Everything Schenk and Schneider-Siemssen show us is deeply traditional including that first act Eucharist and the fetishism of the Grail, as well as, subsequently the Spear. Amongst many other moments adhering to Wagner’s instructions, we see Kundry washing Parsifal’s feet and drying them with her hair, and Gurnemanz anointing his head. The static dreamlike tableaux we often get in this Parsifal are straight out of any number of pre-Raphaelite paintings. The flower maidens even frolicked – with a hint of bare breasts – in a woodland glade as if nymphs from Greek mythology or Shakespeare’s fairies from A Midsummer Night’s Dream. The Hall of the Grail – with the knights as devout warrior monks – seemed like an elaborate wooden henge that appears to let the snow in and there is a green pasture with small spring flowers for the start of the final act. Kundry is supposed to be found under some wintry thorns, so you can guess what we saw? It is possible to dismiss all this as cliché-filled kitsch but, for me, it provided an effective atmosphere for a familiar timeless tale to unfold and wend in its own – admittedly simplistic – way towards the redemptive transcendence of the opera’s ending.

I suspect that this recording might have been the result of filming a number of performances because Brian Large’s direction for TV had frequent close-ups and cutaways to elucidate the drama. He particularly focussed in on Amfortas’s obvious suffering and the particularly mobile face of Waltraud Meier as Kundry which visibly registered her character’s complete emotional journey. Kudos for the initial longshot of James Levine and the Met orchestra during the Prelude that allowed that mystical masterpiece in miniature to set the scene for what was to follow; without having it disturbed by making us watch the Met’s – then current – artistic director. It was all mightily impressive from a first-rate cast, stunning chorus, and seemingly faultless virtuosic orchestra. Levine tempos in Wagner were generally slow, but I thought he shaped the work thoughtfully and imaginatively, and his phrasing, as well as, the overall arc of the music sounded faultless.
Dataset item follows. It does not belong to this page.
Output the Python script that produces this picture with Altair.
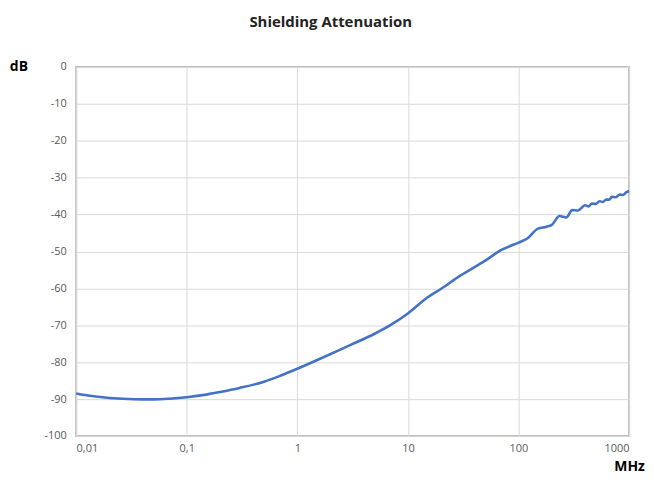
import altair as alt
import pandas as pd

freq_mhz = [0.01, 0.012, 0.015, 0.02, 0.03, 0.04, 0.05, 0.07, 0.1, 0.15, 0.2, 0.3, 0.5, 0.7,
            1, 1.5, 2, 3, 5, 7, 10, 15, 20, 30, 50, 70, 100, 120, 150, 180, 200, 235, 270,
            306, 345, 400, 430, 460, 500, 540, 580, 620, 660, 700, 760, 820, 880, 940, 1000]
atten_db = [-88.5, -88.9, -89.3, -89.7, -90.0, -90.1, -90.1, -89.9, -89.5, -88.8, -88.1, -87.0,
            -85.3, -83.7, -81.8, -79.5, -77.8, -75.4, -72.3, -69.9, -66.8, -62.5, -60.1, -56.5,
            -52.5, -49.6, -47.6, -46.5, -43.8, -43.3, -42.8, -40.4, -40.8, -38.8, -38.9, -37.5,
            -37.8, -37.0, -37.1, -36.4, -36.6, -35.9, -36.0, -35.2, -35.3, -34.6, -34.7, -34.0,
            -33.6]
x_ticks = [0.01, 0.1, 1, 10, 100, 1000]
y_ticks = list(range(-100, 1, 10))

df = pd.DataFrame({"f": freq_mhz, "db": atten_db})

label_font = "Open Sans"

chart = alt.Chart(df).mark_line(color="#4472C4", strokeWidth=2.6, interpolate="monotone").encode(
    x=alt.X("f:Q",
            scale=alt.Scale(type="log", domain=[0.01, 1000], nice=False),
            axis=alt.Axis(values=x_ticks,
                          labelExpr="replace(toString(datum.value), '.', ',')",
                          title="MHz", titleAngle=0, titleX=556, titleY=31,
                          titleAlign="center", titleBaseline="middle",
                          titleFontSize=14, titleFontWeight="bold", titleColor="#000000",
                          titleFont=label_font,
                          labelFont=label_font, labelFontSize=11, labelColor="#595959",
                          labelPadding=7, ticks=False, domain=False,
                          gridColor="#d9d9d9", gridWidth=1)),
    y=alt.Y("db:Q",
            scale=alt.Scale(domain=[-100, 0], nice=False),
            axis=alt.Axis(values=y_ticks,
                          labelExpr="toString(datum.value)",
                          title="dB", titleAngle=0, titleX=-58, titleY=0,
                          titleAlign="center", titleBaseline="middle",
                          titleFontSize=14, titleFontWeight="bold", titleColor="#000000",
                          titleFont=label_font,
                          labelFont=label_font, labelFontSize=11, labelColor="#595959",
                          labelPadding=10, ticks=False, domain=False,
                          gridColor="#d9d9d9", gridWidth=1)),
).properties(
    width=556,
    height=371,
    title=alt.TitleParams("Shielding Attenuation", anchor="middle", dx=-22,
                          fontSize=15, fontWeight="bold", font=label_font,
                          color="#222222", offset=30),
    autosize=alt.AutoSizeParams(type="none"),
    padding={"left": 68.5, "top": 58, "right": 17, "bottom": 38},
).configure_view(
    stroke="#bfbfbf", strokeWidth=2
)

chart.save("out.html", embed_options={"renderer": "svg", "actions": False})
It would be impossible in 2020 to find a Parsifal cast with six such wonderful leading singers – who I all heard sing ‘live’ at the height of their careers – and they helped make this Parsifal another wonderful sojourn down memory lane at the Met. I don’t think artists such as these grew up by being thrust onto international opera stages at too young an age and without adequate time to prepare a new role. These days singers are dispensable commodities and there will always be a new Wagnerian soprano, mezzo, baritone, or bass, to give an opportunity to. Finding a new Wagner tenor is however more problematical, and that might be a possible flaw in my argument!
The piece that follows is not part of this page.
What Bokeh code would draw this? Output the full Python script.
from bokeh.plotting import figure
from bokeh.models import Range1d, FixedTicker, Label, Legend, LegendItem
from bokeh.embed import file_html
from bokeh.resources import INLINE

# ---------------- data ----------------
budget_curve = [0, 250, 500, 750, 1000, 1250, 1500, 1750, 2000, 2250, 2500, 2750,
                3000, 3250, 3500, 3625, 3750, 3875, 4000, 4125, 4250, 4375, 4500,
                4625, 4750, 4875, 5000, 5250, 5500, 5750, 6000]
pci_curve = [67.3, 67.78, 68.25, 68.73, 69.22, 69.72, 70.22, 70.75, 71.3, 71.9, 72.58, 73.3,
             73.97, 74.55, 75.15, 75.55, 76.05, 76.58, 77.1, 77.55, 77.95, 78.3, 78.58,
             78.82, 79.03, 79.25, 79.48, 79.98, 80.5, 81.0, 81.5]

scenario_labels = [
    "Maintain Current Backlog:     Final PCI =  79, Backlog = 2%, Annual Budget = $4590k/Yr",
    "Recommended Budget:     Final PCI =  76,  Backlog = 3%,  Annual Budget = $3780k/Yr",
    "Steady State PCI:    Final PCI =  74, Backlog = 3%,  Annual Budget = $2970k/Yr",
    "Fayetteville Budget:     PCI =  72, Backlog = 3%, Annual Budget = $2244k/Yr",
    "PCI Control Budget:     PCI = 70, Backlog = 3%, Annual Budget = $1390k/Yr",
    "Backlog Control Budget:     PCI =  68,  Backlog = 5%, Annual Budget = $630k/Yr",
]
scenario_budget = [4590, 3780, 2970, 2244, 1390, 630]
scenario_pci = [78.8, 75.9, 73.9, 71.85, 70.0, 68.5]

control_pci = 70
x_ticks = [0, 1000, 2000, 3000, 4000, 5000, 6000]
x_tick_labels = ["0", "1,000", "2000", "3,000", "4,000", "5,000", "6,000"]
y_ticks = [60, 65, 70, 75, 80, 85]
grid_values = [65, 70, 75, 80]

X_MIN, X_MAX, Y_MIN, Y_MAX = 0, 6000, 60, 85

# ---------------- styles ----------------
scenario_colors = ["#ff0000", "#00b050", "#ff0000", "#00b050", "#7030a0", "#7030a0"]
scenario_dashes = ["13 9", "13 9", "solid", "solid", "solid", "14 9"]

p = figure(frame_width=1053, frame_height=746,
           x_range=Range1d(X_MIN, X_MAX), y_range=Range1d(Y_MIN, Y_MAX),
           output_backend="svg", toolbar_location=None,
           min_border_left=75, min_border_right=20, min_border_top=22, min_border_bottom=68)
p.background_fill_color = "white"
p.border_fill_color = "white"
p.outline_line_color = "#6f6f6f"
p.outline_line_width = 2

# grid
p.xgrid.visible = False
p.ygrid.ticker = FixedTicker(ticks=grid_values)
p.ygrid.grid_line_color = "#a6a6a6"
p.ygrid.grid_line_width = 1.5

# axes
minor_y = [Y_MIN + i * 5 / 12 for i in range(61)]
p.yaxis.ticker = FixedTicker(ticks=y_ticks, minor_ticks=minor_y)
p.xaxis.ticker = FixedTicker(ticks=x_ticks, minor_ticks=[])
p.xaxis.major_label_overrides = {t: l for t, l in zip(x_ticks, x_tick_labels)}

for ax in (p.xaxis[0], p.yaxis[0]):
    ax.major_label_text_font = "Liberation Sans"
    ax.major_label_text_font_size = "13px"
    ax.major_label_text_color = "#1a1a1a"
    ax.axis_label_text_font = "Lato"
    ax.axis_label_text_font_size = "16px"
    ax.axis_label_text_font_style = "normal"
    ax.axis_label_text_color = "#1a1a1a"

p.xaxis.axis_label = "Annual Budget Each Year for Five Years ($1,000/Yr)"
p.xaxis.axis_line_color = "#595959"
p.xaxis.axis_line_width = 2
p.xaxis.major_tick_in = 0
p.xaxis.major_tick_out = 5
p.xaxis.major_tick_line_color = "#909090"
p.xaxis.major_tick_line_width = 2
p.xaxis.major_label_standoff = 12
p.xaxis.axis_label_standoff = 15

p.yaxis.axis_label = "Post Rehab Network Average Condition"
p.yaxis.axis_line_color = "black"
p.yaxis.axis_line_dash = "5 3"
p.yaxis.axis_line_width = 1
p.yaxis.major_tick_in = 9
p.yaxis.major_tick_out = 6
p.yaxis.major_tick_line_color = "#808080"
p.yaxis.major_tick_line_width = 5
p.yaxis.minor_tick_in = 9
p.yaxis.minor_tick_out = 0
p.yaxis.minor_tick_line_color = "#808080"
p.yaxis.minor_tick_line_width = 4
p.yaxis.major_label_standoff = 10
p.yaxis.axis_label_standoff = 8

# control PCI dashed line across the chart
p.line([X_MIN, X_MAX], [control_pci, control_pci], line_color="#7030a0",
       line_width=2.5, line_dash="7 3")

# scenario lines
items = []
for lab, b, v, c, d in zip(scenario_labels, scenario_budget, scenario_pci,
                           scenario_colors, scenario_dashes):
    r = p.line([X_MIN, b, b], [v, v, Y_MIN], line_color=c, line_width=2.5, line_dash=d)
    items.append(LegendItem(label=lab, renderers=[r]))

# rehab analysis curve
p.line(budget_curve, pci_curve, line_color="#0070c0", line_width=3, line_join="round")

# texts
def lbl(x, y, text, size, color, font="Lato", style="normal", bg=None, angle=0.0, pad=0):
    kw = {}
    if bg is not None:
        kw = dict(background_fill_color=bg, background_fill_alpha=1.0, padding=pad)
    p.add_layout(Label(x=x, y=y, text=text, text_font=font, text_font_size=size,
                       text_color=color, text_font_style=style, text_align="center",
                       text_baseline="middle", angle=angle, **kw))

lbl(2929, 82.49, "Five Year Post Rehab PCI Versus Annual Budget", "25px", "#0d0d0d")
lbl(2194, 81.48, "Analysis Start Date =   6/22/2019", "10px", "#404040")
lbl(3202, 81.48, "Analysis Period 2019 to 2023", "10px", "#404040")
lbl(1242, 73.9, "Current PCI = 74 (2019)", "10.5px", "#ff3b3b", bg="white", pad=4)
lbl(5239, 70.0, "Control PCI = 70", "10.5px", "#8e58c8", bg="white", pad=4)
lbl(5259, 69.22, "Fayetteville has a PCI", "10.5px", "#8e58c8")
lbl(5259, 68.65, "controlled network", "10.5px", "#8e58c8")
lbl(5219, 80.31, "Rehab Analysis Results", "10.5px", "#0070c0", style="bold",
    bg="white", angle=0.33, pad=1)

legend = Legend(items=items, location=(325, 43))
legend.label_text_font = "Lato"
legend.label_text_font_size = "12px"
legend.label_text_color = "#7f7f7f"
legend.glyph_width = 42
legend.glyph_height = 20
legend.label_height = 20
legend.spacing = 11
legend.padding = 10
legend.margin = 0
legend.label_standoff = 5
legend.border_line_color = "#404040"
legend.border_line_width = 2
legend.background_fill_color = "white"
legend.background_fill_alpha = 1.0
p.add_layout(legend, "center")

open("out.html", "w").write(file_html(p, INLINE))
Kurt Moll was an authoritative Gurnemanz and his slightly boring paterfamilias of the first act gained more nuance from his character’s world-weariness in Act III.  His ‘Das ist Karfreitagszauber, Herr!’ especially impressed because of his expansive long bass lines. Bernd Weikl was as good an Amfortas as I have ever seen and heard, and he created a living breathing person. Only someone very cold-hearted could fail to be moved by his agonising cries begging forgiveness (‘Erbarmen!’) in Act I and his enfeeblement near the end. Franz Mazura made a chillingly demonic Klingsor who clearly is a cross-dresser (which I am surprised was allowed at the Met in the 1990s). Living in a castle surrounded by all sorts of paraphernalia – including a spinning glitterball – he bitterly bemoaned his fate better than many I have heard. While Parsifal claiming the Spear off him worked well with just a flash of lightning and a blackout, the collapse of the magic castle was anything but magical!

I heard Siegfried Jerusalem give many fine performances and many not so good; he was never much of an actor and seemed basically to be just himself in whatever Wagner role he sang. (His modern counterpart for me is Andreas Schager who always looks and sounds the same whatever opera it is.) Jerusalem’s pivotal moment was after Kundry’s full-on ‘ersten Kuss’ as he went from seemingly sleepwalking through the opera to become a wide-eyed religious zealot for the rest of Act II. ‘Amfortas! Die Wunde! Die Wunde!’ tested his high notes but I felt his pain and later his third act ‘Und ich, ich bin’s, der all dies Elend schuf’ was strong, emphatic, and impassioned.

Brian Large’s cameras seemed to follow Waltraud Meier even in Act III when she had nothing to sing. Meier created a dangerous, complex, conniving, yet very human – am I allowed to say womanly? – dramatic presence. It must be remembered that Kundry is the female equivalent of The Flying Dutchman. Meier was someone you could not ignore when the camera was on her – especially during Act II – because she absorbed and reflected on everything that was happening and you could see Meier’s body and expressive face clearly registering and weighing it all up. I remember Meier emerging – similarly a vision in blush pink – from a huge conch shell in an old August Everding Vienna production and the way she sang ‘Par-si-fal’ resonated as much now as it did then. Meier’s Kundry was genuinely seductive and her controlled singing made her vehement outburst at ‘Ich sah Ihn und lachte’ all the more visceral.